Detective Superintendent Matt Fenwick said it had been a difficult case to investigate.

“This case has affected everybody who has worked on it,” he said.

“There have been a couple of moments, I don’t mind admitting, when there have been tears.

“I normally detach myself and concentrate on running a professional investigation, but at times I’ve found it more difficult because of how fantastic Maureen and her family have been.”

“What was unusual about the attack from the initial stages and beyond is that we’ve never really found a motive.

“Attacks without motives really are the worst in society because they can happen to anybody. Certainly the number of motiveless attacks are extremely rare.”

Det Supt Fenwick said, following Bowling and Foster’s first appearance at Sheffield Magistrates’ Court, Maureen Greaves reached out to her husband’s killers’ mothers and asked them if they were alright.

“What an amazing thing to do,” he said, describing the level of violence as ‘horrific’.

“Jonathan Bowling could not physically have hit Mr Greaves any harder than he did,” he said.

“This was a totally unprovoked attack. It was completely mindless and senseless and the level of violence used was unprecendented.”

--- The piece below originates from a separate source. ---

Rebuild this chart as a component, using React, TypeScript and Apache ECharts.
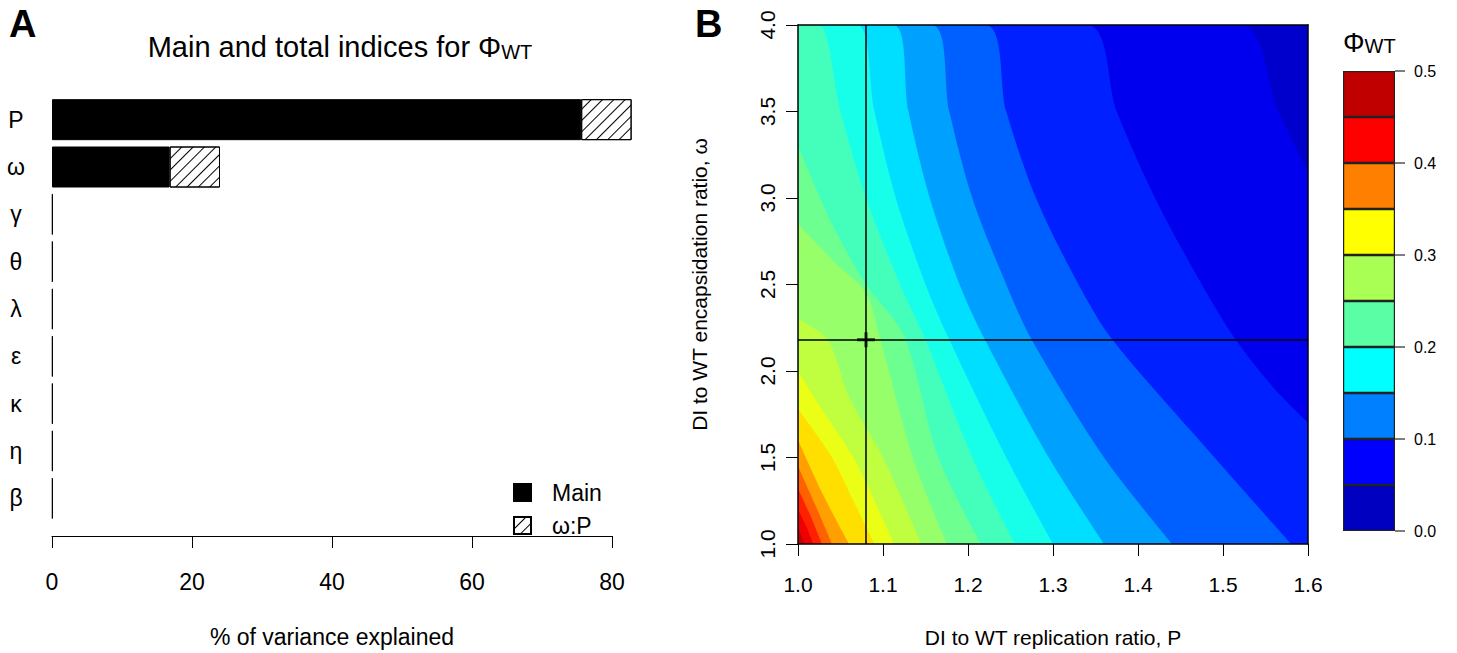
import React, { useEffect, useRef } from "react";
import * as echarts from "echarts";

const FONT = "'Liberation Sans', Arial, Helvetica, sans-serif";

// ---------- Panel A data ----------
const categories = ["P", "ω", "γ", "θ", "λ", "ε", "κ", "η", "β"];
const mainIdx = [75.6, 16.8, 0.1, 0.1, 0.1, 0.1, 0.1, 0.1, 0.1];
const interIdx = [7.2, 7.2, 0, 0, 0, 0, 0, 0, 0];
const pctMin = 0;
const pctMax = 80;
const pctStep = 20;

// ---------- Panel B data ----------
const pRange = [1.0, 1.6];
const wRange = [1.0, 4.0];
const pStep = 0.1;
const wStep = 0.5;
const crossP = 1.08;
const crossW = 2.18;

// colour bar
const cbBreaks = [0, 0.05, 0.1, 0.15, 0.2, 0.25, 0.3, 0.35, 0.4, 0.45, 0.5];
const cbColors = [
  "#0000C0", "#0000FF", "#0080FF", "#00FFFF", "#5AFFA5",
  "#AAFF55", "#FFFF00", "#FF8000", "#FF0000", "#C00000",
];
const cbTickStep = 0.1;

// iso-lines of Phi_WT: [P, omega] points
const levels = [0.05, 0.075, 0.1, 0.125, 0.15, 0.175, 0.2, 0.225, 0.25, 0.275, 0.3, 0.325, 0.35, 0.375, 0.4, 0.425, 0.45];
const lv050 = [[1.0, 4.0], [1.52, 4.0], [1.565, 3.5], [1.6, 3.15]];
const lv075 = [[1.0, 4.0], [1.34, 4.0], [1.375, 3.5], [1.42, 3.0], [1.475, 2.5], [1.515, 2.18], [1.56, 1.9], [1.6, 1.7]];
const lv100 = [[1.0, 4.0], [1.22, 4.0], [1.245, 3.5], [1.28, 3.0], [1.33, 2.5], [1.37, 2.18], [1.49, 1.5], [1.58, 1.0]];
const lv125 = [[1.0, 4.0], [1.157, 4.0], [1.178, 3.5], [1.205, 3.0], [1.245, 2.5], [1.275, 2.18], [1.36, 1.5], [1.44, 1.0]];
const lv150 = [[1.0, 4.0], [1.112, 4.0], [1.13, 3.5], [1.155, 3.0], [1.19, 2.5], [1.22, 2.18], [1.295, 1.5], [1.36, 1.0]];
const lv175 = [[1.0, 4.0], [1.07, 4.0], [1.09, 3.5], [1.115, 3.0], [1.15, 2.5], [1.178, 2.18], [1.245, 1.5], [1.3, 1.0]];
const lv200 = [[1.0, 4.0], [1.025, 4.0], [1.05, 3.5], [1.08, 3.0], [1.12, 2.5], [1.15, 2.18], [1.205, 1.5], [1.255, 1.0]];
const lv225 = [[1.0, 3.3], [1.04, 2.85], [1.08, 2.5], [1.125, 2.2], [1.165, 1.5], [1.215, 1.0]];
const lv250 = [[1.0, 2.85], [1.045, 2.62], [1.08, 2.45], [1.097, 2.18], [1.135, 1.5], [1.175, 1.0]];
const lv275 = [[1.0, 2.3], [1.035, 2.18], [1.06, 1.85], [1.1, 1.5], [1.145, 1.0]];
const lv300 = [[1.0, 2.0], [1.025, 1.8], [1.065, 1.5], [1.09, 1.25], [1.113, 1.0]];
const lv325 = [[1.0, 1.78], [1.04, 1.5], [1.065, 1.25], [1.09, 1.0]];
const lv350 = [[1.0, 1.6], [1.03, 1.28], [1.06, 1.0]];
const lv375 = [[1.0, 1.45], [1.02, 1.23], [1.04, 1.0]];
const lv400 = [[1.0, 1.32], [1.014, 1.17], [1.028, 1.0]];
const lv425 = [[1.0, 1.2], [1.01, 1.1], [1.018, 1.0]];
const lv450 = [[1.0, 1.1], [1.008, 1.0]];
const contours = [lv050, lv075, lv100, lv125, lv150, lv175, lv200, lv225, lv250, lv275, lv300, lv325, lv350, lv375, lv400, lv425, lv450];
const phiMinSeen = 0.035;
const phiMaxSeen = 0.49;

// ---------- helpers (styling only) ----------
function hexToRgb(h: string) {
  const n = parseInt(h.slice(1), 16);
  return [(n >> 16) & 255, (n >> 8) & 255, n & 255];
}
function cmap(v: number) {
  const centers = cbColors.map((_, i) => (cbBreaks[i] + cbBreaks[i + 1]) / 2);
  const rgbs = cbColors.map(hexToRgb);
  if (v <= centers[0]) return cbColors[0];
  if (v >= centers[centers.length - 1]) return cbColors[cbColors.length - 1];
  let i = 0;
  while (v > centers[i + 1]) i++;
  const t = (v - centers[i]) / (centers[i + 1] - centers[i]);
  const c = rgbs[i].map((a, k) => Math.round(a + (rgbs[i + 1][k] - a) * t));
  return `rgb(${c[0]},${c[1]},${c[2]})`;
}
function bandColor(i: number) {
  const lo = levels[i];
  const hi = i + 1 < levels.length ? levels[i + 1] : phiMaxSeen;
  return cmap((lo + hi) / 2);
}

export default function App() {
  const ref = useRef<HTMLDivElement>(null);
  useEffect(() => {
    if (!ref.current) return;
    const chart = echarts.init(ref.current, undefined, { renderer: "svg" });

    const contourSeries = contours.map((pts, i) => ({
      type: "line",
      name: "phi>" + levels[i],
      xAxisIndex: 1,
      yAxisIndex: 1,
      data: pts,
      smooth: 0.3,
      symbol: "none",
      showSymbol: false,
      silent: true,
      clip: true,
      lineStyle: { width: 0, color: bandColor(i) },
      areaStyle: { color: bandColor(i), opacity: 1, origin: "start" },
      z: 2,
    }));

    const cbSeries = cbColors.map((c, i) => ({
      type: "bar",
      name: "cb" + i,
      xAxisIndex: 3,
      yAxisIndex: 3,
      stack: "cb",
      barWidth: "100%",
      data: [cbBreaks[i + 1] - cbBreaks[i]],
      itemStyle: { color: c, borderColor: "#222", borderWidth: 1.2 },
      silent: true,
    }));

    const option: any = {
      animation: false,
      textStyle: { fontFamily: FONT },
      legend: {
        data: ["Main", "ω:P"],
        orient: "vertical",
        left: 508,
        top: 476,
        itemWidth: 17,
        itemHeight: 17,
        itemGap: 10,
        icon: "rect",
        selectedMode: false,
        textStyle: { fontSize: 23, color: "#000", fontFamily: FONT, padding: [0, 0, 0, 16] },
      },
      grid: [
        { left: 52, top: 96, width: 560, height: 432 },
        { left: 798, top: 25, width: 510, height: 523, show: true, borderWidth: 0, backgroundColor: cmap(phiMinSeen) },
        { left: 1343, top: 71, width: 52, height: 460 },
      ],
      xAxis: [
        {
          gridIndex: 0,
          type: "value",
          min: pctMin,
          max: pctMax,
          interval: pctStep,
          offset: 14,
          axisLine: { show: true, lineStyle: { color: "#000", width: 1 } },
          axisTick: { show: true, length: 12, lineStyle: { color: "#000", width: 1 } },
          axisLabel: { fontSize: 23, color: "#000", margin: 34, fontFamily: FONT },
          splitLine: { show: false },
          name: "% of variance explained",
          nameLocation: "middle",
          nameGap: 89,
          nameTextStyle: { fontSize: 23, color: "#000", fontFamily: FONT },
        },
        {
          gridIndex: 1,
          type: "value",
          min: pRange[0],
          max: pRange[1],
          interval: pStep,
          z: 10,
          axisLine: { show: true, onZero: false, lineStyle: { color: "#000", width: 1.5 } },
          axisTick: { show: true, length: 12, lineStyle: { color: "#000", width: 1 } },
          axisLabel: { fontSize: 21, color: "#000", margin: 30, fontFamily: FONT, formatter: (v: number) => v.toFixed(1) },
          splitLine: { show: false },
          name: "DI to WT replication ratio, P",
          nameLocation: "middle",
          nameGap: 83,
          nameTextStyle: { fontSize: 21, color: "#000", fontFamily: FONT },
        },
        {
          gridIndex: 1,
          type: "value",
          position: "top",
          min: pRange[0],
          max: pRange[1],
          z: 10,
          axisLine: { show: true, onZero: false, lineStyle: { color: "#000", width: 1.5 } },
          axisTick: { show: false },
          axisLabel: { show: false },
          splitLine: { show: false },
        },
        {
          gridIndex: 2,
          type: "category",
          data: ["cb"],
          show: false,
        },
      ],
      yAxis: [
        {
          gridIndex: 0,
          type: "category",
          data: categories,
          inverse: true,
          axisLine: { show: false },
          axisTick: { show: false },
          axisLabel: { fontSize: 23, color: "#000", align: "center", margin: 36, fontFamily: FONT },
        },
        {
          gridIndex: 1,
          type: "value",
          min: wRange[0],
          max: wRange[1],
          interval: wStep,
          z: 10,
          axisLine: { show: true, onZero: false, lineStyle: { color: "#000", width: 1.5 } },
          axisTick: { show: true, length: 12, lineStyle: { color: "#000", width: 1 } },
          axisLabel: { fontSize: 21, color: "#000", margin: 20, rotate: 90, fontFamily: FONT, formatter: (v: number) => v.toFixed(1) },
          splitLine: { show: false },
          name: "DI to WT encapsidation ratio, ω",
          nameLocation: "middle",
          nameRotate: 90,
          nameGap: 88,
          nameTextStyle: { fontSize: 21, color: "#000", fontFamily: FONT },
        },
        {
          gridIndex: 1,
          type: "value",
          position: "right",
          min: wRange[0],
          max: wRange[1],
          z: 10,
          axisLine: { show: true, onZero: false, lineStyle: { color: "#000", width: 1.5 } },
          axisTick: { show: false },
          axisLabel: { show: false },
          splitLine: { show: false },
        },
        {
          gridIndex: 2,
          type: "value",
          position: "right",
          min: cbBreaks[0],
          max: cbBreaks[cbBreaks.length - 1],
          interval: cbTickStep,
          axisLine: { show: false },
          axisTick: { show: true, length: 10, lineStyle: { color: "#555", width: 1.5 } },
          axisLabel: { fontSize: 16, color: "#000", margin: 19, fontFamily: FONT, formatter: (v: number) => v.toFixed(1) },
          splitLine: { show: false },
        },
      ],
      graphic: [
        { type: "text", left: 9, top: 5, style: { text: "A", fontSize: 38, fontWeight: 900, fontFamily: FONT, fill: "#000" } },
        { type: "text", left: 695, top: 5, style: { text: "B", fontSize: 38, fontWeight: 900, fontFamily: FONT, fill: "#000" } },
        {
          type: "text",
          x: 340,
          y: 44,
          style: {
            text: "{m|Main and total indices for Φ}{s|WT}",
            align: "center",
            verticalAlign: "middle",
            fill: "#000",
            rich: {
              m: { fontSize: 29, lineHeight: 35, verticalAlign: "bottom", fontFamily: FONT },
              s: { fontSize: 20, lineHeight: 20, verticalAlign: "bottom", fontFamily: FONT },
            },
          },
        },
        {
          type: "text",
          x: 1343,
          y: 38,
          style: {
            text: "{m|Φ}{s|WT}",
            align: "left",
            verticalAlign: "middle",
            fill: "#000",
            rich: {
              m: { fontSize: 27, lineHeight: 36, verticalAlign: "bottom", fontFamily: FONT },
              s: { fontSize: 20, lineHeight: 19, verticalAlign: "bottom", fontFamily: FONT },
            },
          },
        },
      ],
      series: [
        {
          type: "bar",
          name: "Main",
          xAxisIndex: 0,
          yAxisIndex: 0,
          stack: "a",
          barWidth: 41,
          clip: false,
          data: mainIdx,
          itemStyle: { color: "#000", borderColor: "#000", borderWidth: 1 },
        },
        {
          type: "bar",
          name: "ω:P",
          xAxisIndex: 0,
          yAxisIndex: 0,
          stack: "a",
          barWidth: 41,
          clip: false,
          data: interIdx.map((v) => (v > 0 ? v : null)),
          itemStyle: {
            color: "#fff",
            borderColor: "#000",
            borderWidth: 1,
            decal: {
              symbol: "rect",
              symbolSize: 1,
              dashArrayX: [1, 0],
              dashArrayY: [1, 7],
              rotation: -Math.PI / 4,
              color: "#000",
              backgroundColor: "#fff",
            },
          },
        },
        ...contourSeries,
        {
          type: "scatter",
          name: "cross",
          xAxisIndex: 1,
          yAxisIndex: 1,
          data: [[crossP, crossW]],
          symbol: "path://M0,6L18,6L18,9L0,9Z M7.5,0L10.5,0L10.5,15L7.5,15Z",
          symbolSize: [18, 15],
          itemStyle: { color: "#000" },
          silent: true,
          z: 6,
          markLine: {
            silent: true,
            symbol: ["none", "none"],
            label: { show: false },
            lineStyle: { color: "#000", width: 1.5, type: "solid" },
            data: [{ xAxis: crossP }, { yAxis: crossW }],
          },
        },
        ...cbSeries,
      ],
    };
    chart.setOption(option);
    return () => chart.dispose();
  }, []);
  return (
    <div
      ref={ref}
      style={{ position: "fixed", left: 0, top: 0, width: 1457, height: 653, background: "#fff" }}
    />
  );
}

Det Supt Fenwick said the operation was one of the biggest conducted by South Yorkshire Police.

During the investigation up to 200 officers were involved. He said: “There were about 55 to 60 detectives working around the clock.

“In addition, we had uniformed officers carrying out house-to-house enquiries, specialist search teams searching the area, the community bus was parked at the scene in High Green and safer neighbourhood officers were providing reassurance in the community along with PCSOs. It’s certainly one of the biggest investigations I’ve been involved in.”

Officers from the major incident team were called into work on Christmas Day – having to leave their families and loved ones at home.

Det Supt Fenwick said: “I’d like to thank my investigation team, whose professionalism, dedication and willingness to work ridiculous hours for a long and sustained periods over Christmas is a testament to everybody involved and shows just how much this type of crime impacts on everybody’s lives. “Everybody has pulled together to ensure we were able to thoroughly investigate this case and bring us to where we are today.”

He said High Green residents had also rallied round to show their support for the Greaves family and the police investigation.

“I think everyone can see Alan was a very special person and when you speak to Maureen and her daughters, you can tell that from the tributes and the support they are getting.

“Clearly they are a very strong and close family.

“I can’t underestimate the devastation Alan’s death will have on them and I desperately want to make sure Maureen, Alison, Emma, Peter and Martin get the support they will continue to need now the trial has ended.

“This will be a difficult time of reflection for them and our family liaison officers will stay in touch for sometime.”